- TASK OBJECTIVE
Starting at the first line of the data, print each line verbatim up to and including the line bearing "minimum width=351, minimum", omitting pictures.

[Start DATA EXCERPT]

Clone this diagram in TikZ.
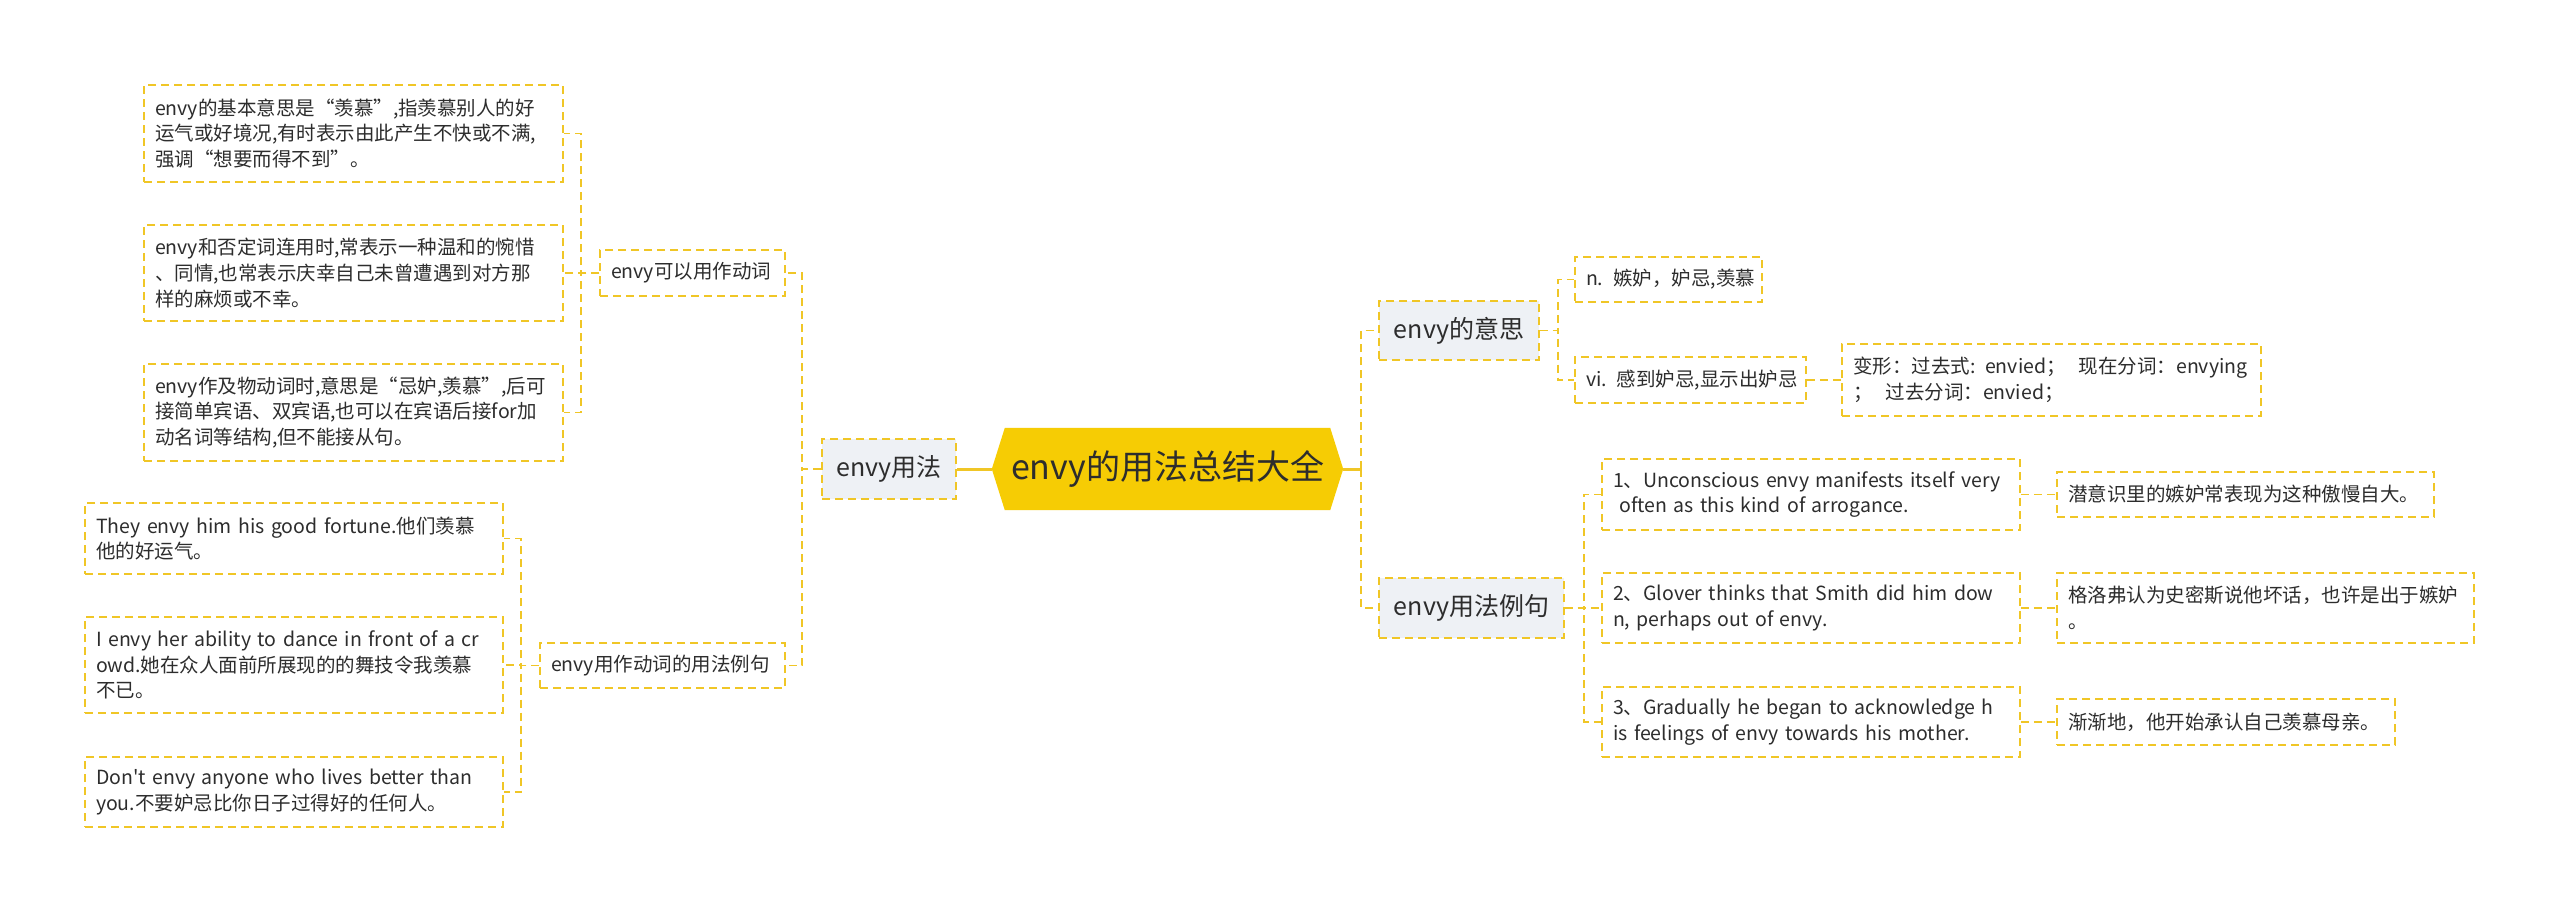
\documentclass[tikz,border=0pt]{standalone}
\usepackage{fontspec}
\setmainfont{Noto Sans CJK SC}[Ligatures=TeXOff]
\usetikzlibrary{backgrounds}
\definecolor{ylw}{RGB}{240,198,38}
\definecolor{rootfill}{RGB}{246,204,4}
\definecolor{lvfill}{RGB}{238,241,245}
\definecolor{txt}{RGB}{45,45,45}
\begin{document}
\begin{tikzpicture}[x=1pt,y=-1pt,
  every node/.style={inner sep=0pt, text=txt},
  dbox/.style={draw=ylw, line width=1.8pt, dash pattern=on 8pt off 5pt, align=left,
    inner xsep=11pt, inner ysep=0pt, font=\fontsize{19.5}{25.6}\selectfont},
  lone/.style={draw=ylw, line width=1.8pt, dash pattern=on 8pt off 5pt, fill=lvfill,
    align=center, font=\fontsize{25}{30}\selectfont},
  conn/.style={draw=ylw, line width=1.8pt, dash pattern=on 8pt off 5pt},
  solidconn/.style={draw=ylw, line width=3pt}]
\useasboundingbox (0,0) rectangle (2560,913);

% root
\node[font=\fontsize{34}{40}\selectfont, minimum width=351, minimum height=82] (root) at (1167.5,469) {envy的用法总结大全};

% level 1
\node[lone, minimum width=134, minimum height=60] (L) at (889,469) {envy用法};
\node[lone, minimum width=160, minimum height=59] (M) at (1459,330.5) {envy的意思};
\node[lone, minimum width=185, minimum height=60] (E) at (1471.5,608) {envy用法例句};

% level 2 left
\node[dbox, text width=163pt, minimum height=46] (V) at (692.5,273) {\mbox{envy可以用作动词}};
\node[dbox, text width=223pt, minimum height=45] (X) at (662.5,665.5) {\mbox{envy用作动词的用法例句}};

% leaves left top
\node[dbox, text width=397pt, minimum height=97] (a1) at (353.5,133.5)
  {envy的基本意思是“羡慕”,指羡慕别人的好\\运气或好境况,有时表示由此产生不快或不满,\\强调“想要而得不到”。};
\node[dbox, text width=397pt, minimum height=96] (a2) at (353.5,273)
  {envy和否定词连用时,常表示一种温和的惋惜\\、同情,也常表示庆幸自己未曾遭遇到对方那\\样的麻烦或不幸。};
\node[dbox, text width=397pt, minimum height=97] (a3) at (353.5,412.5)
  {envy作及物动词时,意思是“忌妒,羡慕”,后可\\接简单宾语、双宾语,也可以在宾语后接for加\\动名词等结构,但不能接从句。};

% leaves left bottom
\node[dbox, text width=396pt, minimum height=71] (b1) at (294,538.5)
  {\mbox{They envy him his good fortune.他们羡慕}\\他的好运气。};
\node[dbox, text width=396pt, minimum height=96] (b2) at (294,665)
  {\mbox{I envy her ability to dance in front of a cr}\\owd.她在众人面前所展现的的舞技令我羡慕\\不已。};
\node[dbox, text width=396pt, minimum height=70] (b3) at (294,792)
  {\mbox{Don't envy anyone who lives better than}\\you.不要妒忌比你日子过得好的任何人。};

% right: meanings
\node[dbox, text width=165pt, minimum height=45] (N) at (1668.5,279.5) {\mbox{n. 嫉妒，妒忌,羡慕}};
\node[dbox, text width=209pt, minimum height=46] (Vi) at (1690.5,380) {\mbox{vi. 感到妒忌,显示出妒忌}};
\node[dbox, text width=397pt, minimum height=72] (Bx) at (2051.5,380)
  {\mbox{变形：过去式: envied；\ \ 现在分词：envying}\\；\ \ 过去分词：envied；};

% right: examples
\node[dbox, text width=396pt, minimum height=71] (e1) at (1811,494.5)
  {\mbox{1、Unconscious envy manifests itself very}\\\mbox{\ often as this kind of arrogance.}};
\node[dbox, text width=396pt, minimum height=70] (e2) at (1811,608)
  {\mbox{2、Glover thinks that Smith did him dow}\\\mbox{n, perhaps out of envy.}};
\node[dbox, text width=396pt, minimum height=70] (e3) at (1811,722)
  {\mbox{3、Gradually he began to acknowledge h}\\\mbox{is feelings of envy towards his mother.}};
\node[dbox, text width=355pt, minimum height=45] (t1) at (2245.5,494.5) {\mbox{潜意识里的嫉妒常表现为这种傲慢自大。}};
\node[dbox, text width=395pt, minimum height=70] (t2) at (2265.5,608)
  {格洛弗认为史密斯说他坏话，也许是出于嫉妒\\。};
\node[dbox, text width=316pt, minimum height=46] (t3) at (2226,722) {\mbox{渐渐地，他开始承认自己羡慕母亲。}};

% background + root hexagon
\begin{scope}[on background layer]
\fill[white] (0,0) rectangle (2560,913);
\fill[rootfill] (root.west) -- ([xshift=13pt]root.north west) -- ([xshift=-13pt]root.north east)
  -- (root.east) -- ([xshift=-13pt]root.south east) -- ([xshift=13pt]root.south west) -- cycle;
\end{scope}

% connectors
\draw[solidconn] (root.west) -- (L.east);
\draw[solidconn] (root.east) -- ++(18,0) coordinate (rj);
\draw[conn] (rj) |- (M.west);
\draw[conn] (rj) |- (E.west);

\draw[conn] (L.west) -- ++(-19,0) |- (V.east);
\draw[conn] (L.west) -- ++(-19,0) |- (X.east);

\draw[conn] (V.west) -- ++(-18,0) |- (a1.east);
\draw[conn] (V.west) -- ++(-18,0) |- (a2.east);
\draw[conn] (V.west) -- ++(-18,0) |- (a3.east);

\draw[conn] (X.west) -- ++(-18,0) |- (b1.east);
\draw[conn] (X.west) -- ++(-18,0) |- (b2.east);
\draw[conn] (X.west) -- ++(-18,0) |- (b3.east);

\draw[conn] (M.east) -- ++(18,0) |- (N.west);
\draw[conn] (M.east) -- ++(18,0) |- (Vi.west);
\draw[conn] (Vi.east) -- (Bx.west);

\draw[conn] (E.east) -- ++(19,0) |- (e1.west);
\draw[conn] (E.east) -- ++(19,0) |- (e2.west);
\draw[conn] (E.east) -- ++(19,0) |- (e3.west);
\draw[conn] (e1.east) -- (t1.west);
\draw[conn] (e2.east) -- (t2.west);
\draw[conn] (e3.east) -- (t3.west);
\end{tikzpicture}
\end{document}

[End DATA EXCERPT]

- EXERCISE ANSWER
Clone this diagram in TikZ.
\documentclass[tikz,border=0pt]{standalone}
\usepackage{fontspec}
\setmainfont{Noto Sans CJK SC}[Ligatures=TeXOff]
\usetikzlibrary{backgrounds}
\definecolor{ylw}{RGB}{240,198,38}
\definecolor{rootfill}{RGB}{246,204,4}
\definecolor{lvfill}{RGB}{238,241,245}
\definecolor{txt}{RGB}{45,45,45}
\begin{document}
\begin{tikzpicture}[x=1pt,y=-1pt,
  every node/.style={inner sep=0pt, text=txt},
  dbox/.style={draw=ylw, line width=1.8pt, dash pattern=on 8pt off 5pt, align=left,
    inner xsep=11pt, inner ysep=0pt, font=\fontsize{19.5}{25.6}\selectfont},
  lone/.style={draw=ylw, line width=1.8pt, dash pattern=on 8pt off 5pt, fill=lvfill,
    align=center, font=\fontsize{25}{30}\selectfont},
  conn/.style={draw=ylw, line width=1.8pt, dash pattern=on 8pt off 5pt},
  solidconn/.style={draw=ylw, line width=3pt}]
\useasboundingbox (0,0) rectangle (2560,913);

% root
\node[font=\fontsize{34}{40}\selectfont, minimum width=351, minimum height=82] (root) at (1167.5,469) {envy的用法总结大全};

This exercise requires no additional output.